Quer isto dizer que, além de todas as complicações causadas pela infantolatria na vida dos filhos, ela prejudica – e muito – o casal que a promove. 
 
“Na relação saudável, o casal continua a ser a base mais importante da família mesmo com a chegada da criança. Se os pais mantêm o filho no centro por mais tempo do que o necessário, acabam por se afastar por falta de tempo, de motivação e de interesse mútuo.”
 
Para Vera Z., o ‘marido’ e a ‘mulher’ passam a ser o ‘pai’ e a ‘mãe’. E se numa casa a mãe é a santa e o filho é o deus, onde fica o espaço do pai?”, questiona.
 
Márcia N. coloca-se no plano masculino, “Muitos homens tentam entrar, reconquistar o seu espaço, mas outros simplesmente abandonam a vida que têm e com a qual não se identificam.”
 
Para terminar, as especialistas alertam: “sabendo de todos estes problemas, cabe aos pais evitar estes estragos que, em pouco tempo, vão arruinar toda a estrutura familiar.”
 
Márcia Neder deixa a sua perspetiva futura, “Não sou adivinha, mas creio que a nova estrutura familiar, em que os pais também assumem funções na criação dos filhos e as mães seguem carreiras por prazer, pode ajudar a mudar o panorama, assim como as famílias em que o pai assume um papel equiparado ao da mãe, dentro das suas naturais distinções.

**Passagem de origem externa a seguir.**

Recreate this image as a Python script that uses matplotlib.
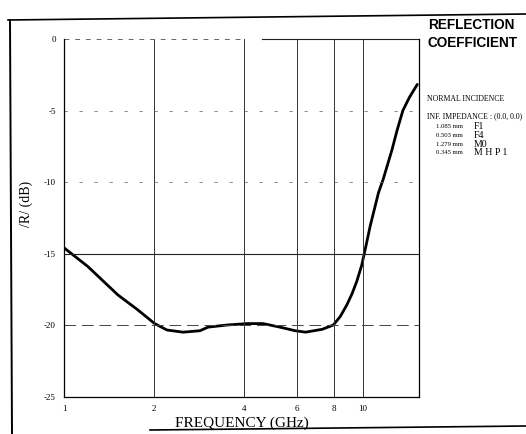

Penso que não vamos combater estes problemas, mas que podemos ajudar a mudar mentalidades com este tipo de alertas.”
 
Vera Z é menos otimista e defende que é muito difícil mudar a sociedade e, ainda mais neste tempo acelerado em que se para pouco para refletir e para analisar os erros ou o que se faz menos bem. 
 
Nesse sentido, “existe uma tendência para considerar como normal e natural até que se sofram mesmo as consequências de um modelo sem capacidade de sobreviver. Esgotado o problema, pode ser que se faça alguma coisa.”